Q4. While the smoothness restriction/regularization is admittedly unusual, there are similar precedents in neural network training; please see the references on line 348-350. Moreover, the norm is easy to estimate if $s$ is an integer since it is equivalent to the Sobolev norm. This can be obtained by automatically computing the order $s$ derivatives of the network w.r.t. the input and numerically integrating. If $s$ is not an integer, the norm can still be computed with the discretization (line 339) (which can be backpropagated through) or bounded above by the order $\lceil s\rceil$ Sobolev norm (which suffices for the restriction-based approach).

Q5. In the IV literature, DFIV has already been empirically shown to excel at a variety of tasks, in particular RL/control tasks with discontinuous/low smoothness target functions ([1], Section 4.3 and [3], Section 5.2), aligning with our results. While additional experiments on the smoothness aspect could be interesting, we have elected to focus on the perspective of statistical learning theory.

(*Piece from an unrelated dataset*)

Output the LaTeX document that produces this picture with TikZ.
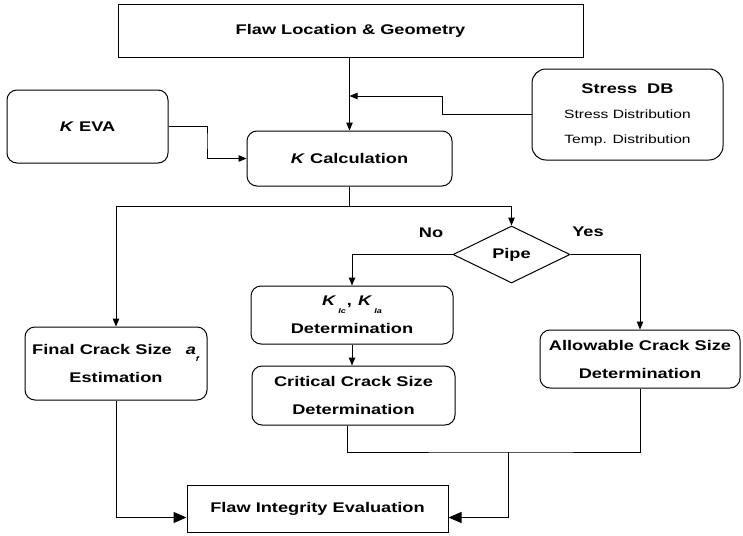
\documentclass[tikz,border=0pt]{standalone}
\usepackage{fontspec}
\newfontfamily\lab{Liberation Sans}[FakeStretch=1.3]
\usetikzlibrary{arrows.meta,shapes.geometric}
\begin{document}
\begin{tikzpicture}[x=1pt,y=-1pt,line width=1pt,
  every node/.style={font=\lab\bfseries\fontsize{14}{28}\selectfont, inner sep=0pt},
  sq/.style={draw, rectangle, line width=1pt},
  rbox/.style={draw, rounded corners=10pt, line width=1pt},
  arr/.style={-{Triangle[length=8pt,width=6.5pt]}},
  bigarr/.style={-{Triangle[length=13pt,width=11pt]}}]
\fill[white] (0,0) rectangle (743,535);
\useasboundingbox (0,0) rectangle (743,535);

\node[sq, minimum width=465pt, minimum height=52pt] (flaw) at (350.5,31) {Flaw Location \& Geometry};
\node[rbox, minimum width=161pt, minimum height=73pt] (keva) at (87.5,126.5) {\textit{K} EVA};
\node[rbox, minimum width=205pt, minimum height=55pt] (kcalc) at (349.5,158.5) {\textit{K} Calculation};
\node[rbox, rounded corners=14pt, minimum width=191pt, minimum height=91pt, align=center,
      font=\lab\fontsize{12}{25}\selectfont] (sdb) at (627.5,114.5)
  {{\bfseries\fontsize{14}{25}\selectfont Stress~~DB}\\Stress Distribution\\Temp. Distribution};

\node[draw, diamond, aspect=2, line width=1pt, minimum width=117pt, minimum height=57pt] (pipe) at (511.5,254.5) {Pipe};
\node (no) at (431,233) {No};
\node (yes) at (588,232) {Yes};

\node[rbox, minimum width=202pt, minimum height=58pt, align=center] (kic) at (352,315)
  {\textit{K}\kern2pt\raisebox{-8pt}{\fontsize{7}{8}\selectfont\textit{Ic}}\kern1pt,\kern6pt\textit{K}\kern2pt\raisebox{-8pt}{\fontsize{7}{8}\selectfont\textit{Ia}}\\Determination};
\node[rbox, minimum width=203pt, minimum height=59pt, align=center] (crit) at (353.5,395.5)
  {Critical Crack Size\\Determination};
\node[rbox, minimum width=200pt, minimum height=58pt, align=center] (allow) at (640,359)
  {Allowable Crack Size\\Determination};
\node[rbox, minimum width=182pt, minimum height=73pt, align=center] (final) at (116,363.5)
  {Final Crack Size\hspace{14pt}\textit{a}\raisebox{-7pt}{\fontsize{7}{8}\selectfont\textit{f}}\\Estimation};
\node[sq, minimum width=261pt, minimum height=47pt] (fie) at (317.5,508.5) {Flaw Integrity Evaluation};

% connectors
\draw[arr] (kcalc.north |- flaw.south) -- (kcalc.north);
\coordinate (sbend) at (442,96);
\draw[arr] (sdb.west) -| (sbend) -- (sbend -| kcalc.north);
\coordinate (kbend) at (207,140);
\draw[arr] (keva.east) -| (kbend) |- (kcalc.west);

\coordinate (split) at (350,206);
\draw (kcalc.south) -- (kcalc.south |- split);
\draw[arr] (kcalc.south |- split) -| (final.north);
\draw[arr] (kcalc.south |- split) -| (pipe.north);

\draw[arr] (pipe.west) -| (kic.north);
\draw[arr] (pipe.east) -| (allow.north);
\draw[arr] (kic.south) -- (kic.south |- crit.north);

\coordinate (mrg) at (508,452);
\draw ([xshift=-6pt]crit.south) |- (mrg) -| (allow.south);
\draw[bigarr] (mrg) |- ([yshift=-9pt]fie.east);
\draw[bigarr] (final.south) |- ([yshift=-9pt]fie.west);
\end{tikzpicture}
\end{document}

We also mention that sample complexity papers, such as the original paper on DNN regression [4], usually do not conduct new experiments.

Minor: Thank you for pointing out the mistakes, they have been fixed. Line 368 indeed means that $\log m,\log (m\wedge n)$ must be replaced by $(\log m)^3, (\log (m\wedge n))^3$, respectively.

[1] Xu et al. Learning Deep Features in Instrumental Variable Regression. ICLR 2021.

[2] Petrulionyte et al. Functional Bilevel Optimization for Machine Learning. NeurIPS 2024.

[3] Chen et al. On Instrumental Variable Regression for Deep Offline Policy Evaluation. JMLR 2022.

[4] Taiji Suzuki. Adaptivity of deep ReLU network for learning in Besov and mixed smooth Besov spaces: optimal rate and curse of dimensionality. ICLR 2019.